While any lettering on the side of a large cargo truck is good advertising, Bass developed a system of vinyl signs that easily slide into frames on the sides of the trucks. This is convenient for updating logos, addresses, websites and phone numbers, but Bass points out an added advantage.

“I’m building a truck now for a landscape company in Calgary that wants one sign for spring and summer to promote their landscaping, and a second sign they put on the truck in fall and winter to promote their snow removal operations,” he says. “And it will cost them a fraction of what it would to rent a billboard.”

Bass says other landscapers have used this sign system to promote landscaping during spring/summer, and holiday decorating services for fall/winter.

Ramping it up

It’s important landscapers select a ramp sturdy enough to support the heaviest power equipment they might use. Bass patented his hydra ramp system as a dual purpose rear door and hydraulic ramp for loading and unloading equipment. He says the ramp is 11 feet long to provide a gradual incline to load equipment into trucks that typically have a 38-inch finished floor elevation. This prevents scraping mower decks and blades and is also safer.

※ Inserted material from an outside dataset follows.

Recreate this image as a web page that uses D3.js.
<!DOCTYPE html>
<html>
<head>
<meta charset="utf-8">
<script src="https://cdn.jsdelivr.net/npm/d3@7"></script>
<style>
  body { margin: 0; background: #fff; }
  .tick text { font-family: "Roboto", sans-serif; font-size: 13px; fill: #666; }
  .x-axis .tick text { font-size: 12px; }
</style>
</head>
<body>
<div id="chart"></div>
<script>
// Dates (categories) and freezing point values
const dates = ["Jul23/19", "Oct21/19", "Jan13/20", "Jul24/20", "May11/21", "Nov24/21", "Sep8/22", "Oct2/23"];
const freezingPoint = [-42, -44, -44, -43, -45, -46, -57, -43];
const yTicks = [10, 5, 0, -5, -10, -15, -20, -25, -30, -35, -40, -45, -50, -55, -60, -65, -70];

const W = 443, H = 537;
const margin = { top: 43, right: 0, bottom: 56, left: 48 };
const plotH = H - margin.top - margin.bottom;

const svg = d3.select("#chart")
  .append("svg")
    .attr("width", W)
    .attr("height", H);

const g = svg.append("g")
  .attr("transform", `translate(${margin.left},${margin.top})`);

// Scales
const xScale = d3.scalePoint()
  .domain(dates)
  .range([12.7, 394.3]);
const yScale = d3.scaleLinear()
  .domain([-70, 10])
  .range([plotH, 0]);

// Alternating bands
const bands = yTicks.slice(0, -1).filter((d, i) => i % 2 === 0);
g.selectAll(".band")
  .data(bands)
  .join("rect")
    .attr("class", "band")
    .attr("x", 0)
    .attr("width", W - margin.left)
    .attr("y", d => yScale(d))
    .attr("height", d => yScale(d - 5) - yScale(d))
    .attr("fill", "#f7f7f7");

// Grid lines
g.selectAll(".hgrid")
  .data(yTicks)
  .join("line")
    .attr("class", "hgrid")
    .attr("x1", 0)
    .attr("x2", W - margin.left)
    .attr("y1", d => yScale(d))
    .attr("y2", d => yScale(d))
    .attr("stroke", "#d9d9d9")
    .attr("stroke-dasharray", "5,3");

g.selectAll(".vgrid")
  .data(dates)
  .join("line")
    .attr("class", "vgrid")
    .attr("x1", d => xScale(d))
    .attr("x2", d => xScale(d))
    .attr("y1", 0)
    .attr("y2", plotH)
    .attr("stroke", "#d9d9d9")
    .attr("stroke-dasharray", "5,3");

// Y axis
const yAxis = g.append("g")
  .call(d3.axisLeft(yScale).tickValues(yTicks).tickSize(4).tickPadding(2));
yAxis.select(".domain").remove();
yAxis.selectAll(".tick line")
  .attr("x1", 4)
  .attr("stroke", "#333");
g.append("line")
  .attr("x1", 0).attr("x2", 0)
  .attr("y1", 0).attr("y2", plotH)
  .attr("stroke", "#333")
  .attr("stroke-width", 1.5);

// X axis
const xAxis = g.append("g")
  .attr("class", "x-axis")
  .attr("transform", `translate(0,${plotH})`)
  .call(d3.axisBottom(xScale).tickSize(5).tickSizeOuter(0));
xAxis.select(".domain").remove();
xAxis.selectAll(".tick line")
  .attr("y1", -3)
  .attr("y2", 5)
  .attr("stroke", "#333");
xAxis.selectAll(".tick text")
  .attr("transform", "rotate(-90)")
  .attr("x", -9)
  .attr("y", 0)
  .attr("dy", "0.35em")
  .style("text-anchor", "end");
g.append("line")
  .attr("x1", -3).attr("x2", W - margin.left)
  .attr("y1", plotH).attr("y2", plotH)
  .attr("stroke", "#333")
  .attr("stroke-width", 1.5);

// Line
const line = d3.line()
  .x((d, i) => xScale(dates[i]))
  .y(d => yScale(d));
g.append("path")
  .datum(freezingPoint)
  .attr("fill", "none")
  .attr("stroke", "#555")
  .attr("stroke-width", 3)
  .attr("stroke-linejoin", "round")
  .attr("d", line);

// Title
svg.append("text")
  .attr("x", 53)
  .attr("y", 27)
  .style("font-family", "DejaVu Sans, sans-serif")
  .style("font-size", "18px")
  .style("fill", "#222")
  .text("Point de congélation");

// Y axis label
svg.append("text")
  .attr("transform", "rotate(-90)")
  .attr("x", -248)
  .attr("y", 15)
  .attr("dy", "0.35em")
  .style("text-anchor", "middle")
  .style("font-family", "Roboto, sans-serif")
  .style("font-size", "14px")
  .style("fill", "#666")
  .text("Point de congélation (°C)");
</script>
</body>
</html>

“One of the most common worker compensation claims in our industry is slip-and-fall injuries, and many of those are from getting onto and off slippery ramps,” Bass says.

The gradual incline, plus epoxy-coating with embedded aggregate, offer good traction even under wet conditions.

Underbody storage box

Mounted in an easily accessible location beneath the chassis, a toolbox provides secure storage for frequently used tools and supplies. Bass says a well-appointed cargo truck will offer storage for hand tools such as pruning saws, hand pruners and loppers inside. He recommends the storage box be used for two-cycle oil, engine oil for the vehicle, wrenches and other mechanic’s tools. The 48-inch model is his most popular request.

Other custom options

For a fully decked out truck, options include air compressors, water tanks, power inverters, back-up beepers and hitches and wiring harnesses for landscapers not yet ready to give up their trailer. There are even onboard restrooms for the ultimate convenience.